Challenge —
Only lines holding the word "matplotlib" should be copied from the material.

☆ ☆ ☆ ☆

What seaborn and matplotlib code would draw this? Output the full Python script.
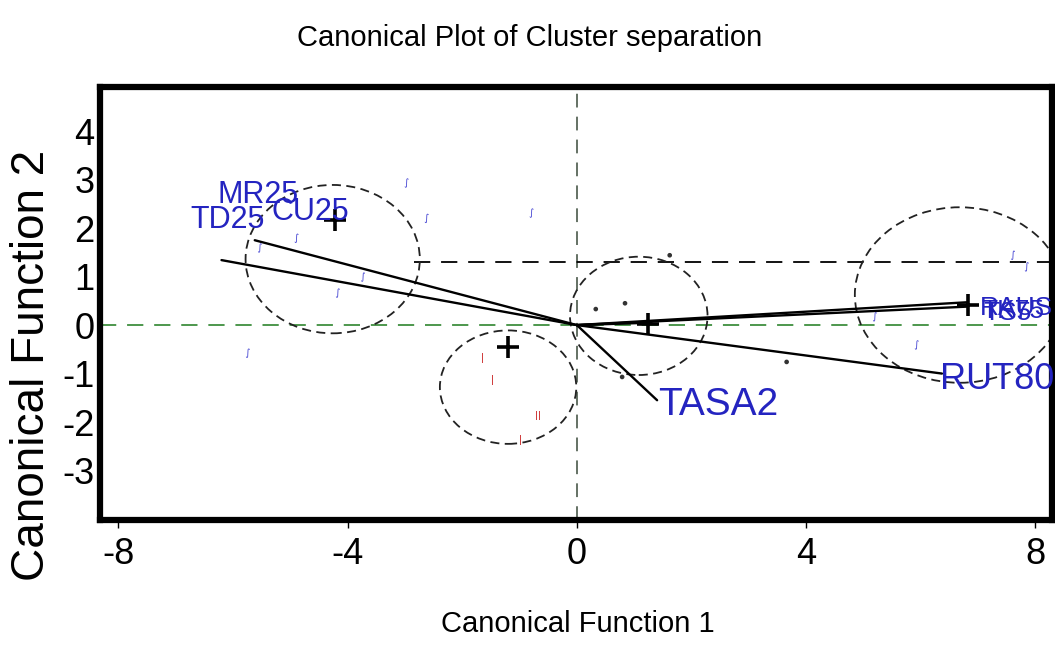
import matplotlib
matplotlib.use("Agg")
import matplotlib.pyplot as plt
from matplotlib.patches import Ellipse
import seaborn as sns
import pandas as pd
import numpy as np

# ---------------- data ----------------
# observations (canonical scores) per cluster
c1_x = [-2.97, -2.62, -4.89, -5.53, -3.73, -4.17, -5.74, -0.79]
c1_y = [2.93, 2.20, 1.79, 1.59, 0.99, 0.66, -0.58, 2.31]
c2_x = [-1.64, -1.47, -1.08, -0.87, -0.59, -0.70, -0.65, -0.73, -0.99]
c2_y = [-0.68, -1.13, -1.40, -1.44, -1.34, -1.86, -1.86, -2.64, -2.37]
c3_x = [0.33, 0.84, 0.79, 1.62, 3.66]
c3_y = [0.33, 0.45, -1.07, 1.44, -0.76]
c4_x = [7.61, 7.85, 5.20, 5.93]
c4_y = [1.44, 1.20, 0.17, -0.41]

# cluster centroids
centroid_x = [-4.22, -1.20, 1.24, 6.82]
centroid_y = [2.16, -0.45, 0.02, 0.41]

# confidence ellipses (centre, semi-axes)
ell_x = [-4.26, -1.20, 1.08, 6.68]
ell_y = [1.36, -1.28, 0.19, 0.62]
ell_rx = [1.52, 1.19, 1.20, 1.83]
ell_ry = [1.53, 1.17, 1.22, 1.81]

# variable vectors (biplot)
vec_x = [-6.20, -5.62, 6.80, 6.80, 6.37, 1.40, 1.30]
vec_y = [1.34, 1.75, 0.47, 0.38, -1.00, -1.55, 0.05]

# vector labels
lab_names = ["TD25", "MR25", "CU25", "TASA2", "RUT8000", "RAUS", "TK75", "TS5"]
lab_x = [-6.75, -6.27, -5.32, 1.41, 6.33, 7.03, 7.06, 7.10]
lab_y = [2.16, 2.68, 2.33, -1.65, -1.13, 0.36, 0.30, 0.24]

ref_y = 1.30        # dashed reference line
ref_x_start = -2.85

xticks = [-8, -4, 0, 4, 8]
yticks = [-3, -2, -1, 0, 1, 2, 3, 4]

title = "Canonical Plot of Cluster separation"
xlabel = "Canonical Function 1"
ylabel = "Canonical Function 2"

# ---------------- style ----------------
sns.set_theme(style="white")
FONT = ["Liberation Sans", "DejaVu Sans"]
plt.rcParams["font.family"] = FONT
plt.rcParams["text.color"] = "black"
plt.rcParams["axes.labelcolor"] = "black"
plt.rcParams["xtick.color"] = "black"
plt.rcParams["ytick.color"] = "black"

BLUE = "#2424c0"

fig = plt.figure(figsize=(10.55, 6.45), dpi=100)
fig.patch.set_facecolor("white")
ax = fig.add_axes([100 / 1055, 1 - 520 / 645, 952 / 1055, 433 / 645])
ax.set_facecolor("white")

ax.set_xlim(-8.32, 8.29)
ax.set_ylim(-4.02, 4.91)

# reference axes lines
ax.axhline(0, color="#3f8f3f", lw=1.3, dashes=(9, 6), zorder=1)
ax.axvline(0, color="#3a4a3a", lw=1.1, dashes=(9, 6), zorder=1)
ax.plot([ref_x_start, 8.29], [ref_y, ref_y], color="black", lw=1.3, dashes=(9, 6), zorder=1)

# ellipses
for cx, cy, rx, ry in zip(ell_x, ell_y, ell_rx, ell_ry):
    ax.add_patch(Ellipse((cx, cy), 2 * rx, 2 * ry, fill=False, edgecolor="#222222",
                         lw=1.3, linestyle=(0, (5, 3)), zorder=2))

# vectors from origin
for vx, vy in zip(vec_x, vec_y):
    ax.plot([0, vx], [0, vy], color="black", lw=1.7, zorder=3)

# observations
df = pd.concat([
    pd.DataFrame({"x": c1_x, "y": c1_y, "cluster": "1"}),
    pd.DataFrame({"x": c2_x, "y": c2_y, "cluster": "2"}),
    pd.DataFrame({"x": c3_x, "y": c3_y, "cluster": "3"}),
    pd.DataFrame({"x": c4_x, "y": c4_y, "cluster": "4"}),
])
palette = {"1": "#3a3ad0", "2": "#d04040", "3": "#333333", "4": "#3a3ad0"}
markers = {"1": r"$\int$", "2": r"$|$", "3": ".", "4": r"$\int$"}
sns.scatterplot(data=df, x="x", y="y", hue="cluster", style="cluster",
                palette=palette, markers=markers, s=45, linewidth=0,
                legend=False, ax=ax, zorder=4)

# centroids
ax.scatter(centroid_x, centroid_y, marker="+", s=260, color="black", linewidths=2.6, zorder=5)

# labels
for i, (name, lx, ly) in enumerate(zip(lab_names, lab_x, lab_y)):
    if i < 3:
        size = 22
    elif name == "TASA2":
        size = 28
    elif name == "RUT8000":
        size = 26
    else:
        size = 19
    ax.text(lx, ly, name, color=BLUE, fontsize=size, ha="left", va="center",
            zorder=6, clip_on=False)

# axes decoration
for sp in ax.spines.values():
    sp.set_visible(True)
    sp.set_color("black")
    sp.set_linewidth(4.5)

ax.set_xticks(xticks)
ax.set_yticks(yticks)
ax.set_xticklabels([str(t) for t in xticks], fontsize=26)
ax.set_yticklabels([str(t) for t in yticks], fontsize=26)
ax.tick_params(axis="x", direction="out", length=6, width=1, pad=6, bottom=True)
ax.tick_params(axis="y", length=0, pad=4, left=True)

ax.set_xlabel(xlabel, fontsize=21)
ax.xaxis.set_label_coords((578 - 100) / 952, (520 - 610) / 433)
ax.set_ylabel(ylabel, fontsize=33)
ax.yaxis.set_label_coords((54 - 100) / 952, (520 - 365) / 433)

fig.text(530 / 1055, 1 - 38 / 645, title, fontsize=21, ha="center", va="center")

fig.savefig("out.png", dpi=100, facecolor="white")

☆ ☆ ☆ ☆

The result —
What seaborn and matplotlib code would draw this? Output the full Python script.
import matplotlib
matplotlib.use("Agg")
import matplotlib.pyplot as plt
from matplotlib.patches import Ellipse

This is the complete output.